• A dot B = a_1 b_1 + a_2 b_2 + a_3 b_3
• A dot B = || A || * || B || cos(theta).

cos(theta) = A dot B / || A || || B || so that

theta = arcCos( A dot B / || A || || B || ).

Two vectors are perpendicular to one another if the angle between them is 90 degrees.  The cosine of 90 degrees is zero, and if the cosine of an angle between 0 and 180 degrees is zero the angle is 90 degrees.  So two vectors are perpendicular if, and only if, their dot product is zero. 

If the dot product of two vectors is zero we say that the vectors are orthogonal.  In two or three dimensions, that means that the angle between the two vectors is 90 degrees.

Section 9.3

If you have a good Precalculus II background (or equivalent) with an appropriate introduction to vectors, or if you have worked through the recommended qa's on vectors, from Precalculus I, you should have little trouble with the query questions.  So no q_a_  questions are included with this assignment.

For your convenience here's a listing of the Query questions:

1) 9.3.4 Find v dot u when v =<1,-5,0> u =<0,-4,2>.

2) 9.3.6 Find  v dot w when v = 4i + j and w =3i + 2k.

3) 9.3.10 Determine whether v = 5i - 5j + 5k and w = 8i - 10j -2k are orthogonal.

4) 9.3.12 Let v = 4i - 2j + k and w = -2i + j - k. Evaluate (v dot w) * w.

5) 9.3.16 Find the angle between v = 2i +3 k and w = -j + 4k.

6) 9.3.20 Find the scalar and vector projections of v = i - 2j onto w = j - 2k.

7) 9.3.24 Find two distinct unit vectors orthogonal to both v = i + 2j -2k and w = i + j - 2k.

8) 9.3.30 Find x so that v = 2i - xj + 3k and w = -2i + j + xk are orthogonal.

9) 9.3.32 Give the direction cosines and direction angles of v = i - 4j.

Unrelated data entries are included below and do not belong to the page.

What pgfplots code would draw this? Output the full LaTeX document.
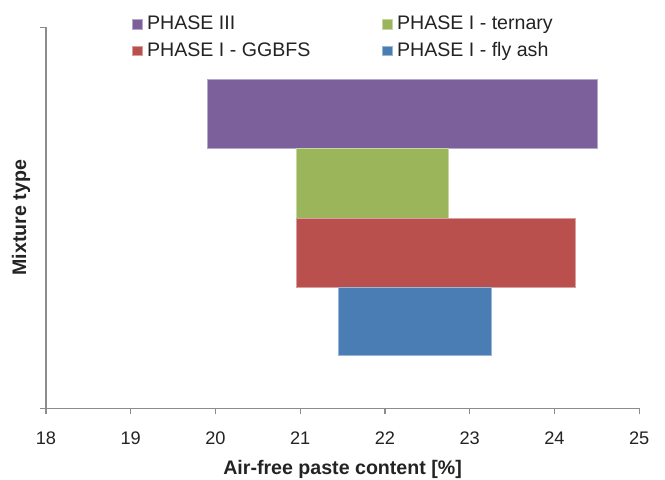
\documentclass[border=0pt]{standalone}
\usepackage{pgfplots}
\pgfplotsset{compat=1.18}
\usepackage{fontspec}
\setmainfont{Liberation Sans}

\definecolor{phIII}{RGB}{123,96,155}
\definecolor{ternary}{RGB}{155,181,91}
\definecolor{ggbfs}{RGB}{186,80,77}
\definecolor{flyash}{RGB}{74,125,180}
\definecolor{axisgray}{RGB}{140,140,140}
\definecolor{txt}{RGB}{35,35,35}

\begin{document}
\begin{tikzpicture}
\begin{axis}[
  scale only axis,
  width=296.6pt, height=190.5pt,
  xmin=18, xmax=25, ymin=0, ymax=1,
  xtick={18,...,25}, ytick={0,1}, yticklabels={},
  axis x line*=bottom, axis y line*=left,
  axis line style={draw=axisgray, line width=0.6pt},
  tick style={draw=axisgray, line width=0.6pt},
  tick align=outside, major tick length=3pt,
  xticklabel shift=5pt,
  /pgf/number format/assume math mode=true,
  ticklabel style={font=\fontsize{9.1}{10}\selectfont, text=txt},
  xlabel={Air-free paste content [\%]},
  ylabel={Mixture type},
  label style={font=\bfseries\fontsize{9.8}{11}\selectfont, text=txt},
  xlabel style={at={(axis description cs:0.5,0)}, anchor=center, yshift=-30.5pt},
  ylabel style={at={(axis description cs:-0.042,0.5)}, anchor=center},
  legend columns=2,
  legend style={draw=none, fill=none, at={(rel axis cs:0.135,1.052)}, anchor=north west,
    font=\fontsize{9.8}{11}\selectfont, text=txt, row sep=0.8pt,
    /tikz/every even column/.append style={column sep=34pt}},
  legend cell align=left,
  legend image code/.code={\fill[#1] (0pt,-2.3pt) rectangle (5pt,2.3pt);},
]
% range bars: low, high along x; band along y
\addplot[fill=phIII, draw=phIII!55!white, line width=0.3pt] coordinates {(19.9,0.6824) (24.5,0.6824) (24.5,0.8635) (19.9,0.8635)} -- cycle;
\addplot[fill=ternary, draw=ternary!55!white, line width=0.3pt] coordinates {(20.95,0.4987) (22.75,0.4987) (22.75,0.6824) (20.95,0.6824)} -- cycle;
\addplot[fill=ggbfs, draw=ggbfs!55!white, line width=0.3pt] coordinates {(20.95,0.3165) (24.25,0.3165) (24.25,0.4987) (20.95,0.4987)} -- cycle;
\addplot[fill=flyash, draw=flyash!55!white, line width=0.3pt] coordinates {(21.45,0.138) (23.25,0.138) (23.25,0.3165) (21.45,0.3165)} -- cycle;
\legend{PHASE III, PHASE I - ternary, PHASE I - GGBFS, PHASE I - fly ash}
\end{axis}
\pgfresetboundingbox
\path (-23pt,-35.85pt) rectangle (309.5pt,204.15pt);
\end{tikzpicture}
\end{document}
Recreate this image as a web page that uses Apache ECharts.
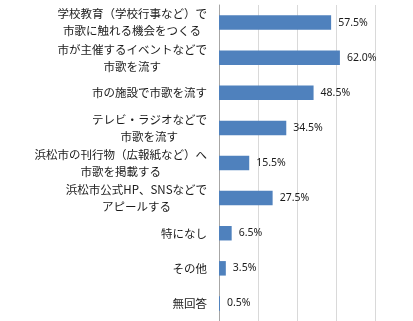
<!DOCTYPE html>
<html><head><meta charset="utf-8">
<script src="https://cdn.jsdelivr.net/npm/echarts@6/dist/echarts.min.js"></script>
<style>html,body{margin:0;padding:0;background:#fff}#c{width:413px;height:321px}</style>
</head><body><div id="c"></div>
<script>
const categories = [
  "学校教育（学校行事など）で\n市歌に触れる機会をつくる",
  "市が主催するイベントなどで\n市歌を流す",
  "市の施設で市歌を流す",
  "テレビ・ラジオなどで\n市歌を流す",
  "浜松市の刊行物（広報紙など）へ\n市歌を掲載する",
  "浜松市公式HP、SNSなどで\nアピールする",
  "特になし",
  "その他",
  "無回答"
];
const values = [57.5, 62.0, 48.5, 34.5, 15.5, 27.5, 6.5, 3.5, 0.5];
const xTicks = [0, 20, 40, 60, 80];

const LABEL_FONT = 'Noto Sans CJK JP';
const LABEL_SIZE = 11.5;
const ctx = document.createElement('canvas').getContext('2d');
ctx.font = LABEL_SIZE + 'px "' + LABEL_FONT + '"';
const rich = {};
categories.forEach(function (c, i) {
  const lines = c.split('\n');
  const ws = lines.map(function (s) { return ctx.measureText(s).width; });
  const maxW = Math.max.apply(null, ws);
  ws.forEach(function (w, j) {
    rich['c' + i + '_' + j] = {
      padding: [0, Math.round((maxW - w) / 2), 0, 0],
      fontFamily: LABEL_FONT, fontSize: LABEL_SIZE, lineHeight: 17, color: '#1a1a1a'
    };
  });
});

const chart = echarts.init(document.getElementById('c'), null, {renderer: 'canvas'});
chart.setOption({
  animation: false,
  backgroundColor: '#fff',
  grid: {left: 219, right: 38, top: 5, bottom: 0, containLabel: false},
  xAxis: {
    type: 'value', min: xTicks[0], max: xTicks[xTicks.length - 1], interval: 20,
    axisLabel: {show: false}, axisTick: {show: false}, axisLine: {show: false},
    splitLine: {show: true, lineStyle: {color: '#d9d9d9', width: 1}}
  },
  yAxis: {
    type: 'category', inverse: true, data: categories,
    axisTick: {show: false},
    axisLine: {show: true, lineStyle: {color: '#a6a6a6', width: 1}},
    axisLabel: {
      margin: 12, align: 'right', color: '#1a1a1a',
      fontFamily: LABEL_FONT, fontSize: LABEL_SIZE, lineHeight: 17,
      formatter: function (v, i) {
        return v.split('\n').map(function (s, j) { return '{c' + i + '_' + j + '|' + s + '}'; }).join('\n');
      },
      rich: rich
    }
  },
  series: [{
    type: 'bar', data: values, barWidth: 14.5,
    itemStyle: {color: '#4f81bd'},
    label: {
      show: true, position: 'right', distance: 7,
      formatter: function (p) { return p.value.toFixed(1) + '%'; },
      fontFamily: 'Noto Sans', fontSize: 10.5, color: '#1a1a1a'
    }
  }]
});
</script></body></html>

10) 9.3.36(b,c,d) Let v = i - j + 4k and w = -i + 3j + 2k. Find cos(theta). Find s such that v is orthogonal to sv - w. Also find t such that v - tw is orthogonal to w

11) 9.3.40 Find the work performed when a force F = (6/11)i - (2/11)j + (6/11)k is applied to an object moving along the line from P(3,5,-4) to Q(-4,-9,-11).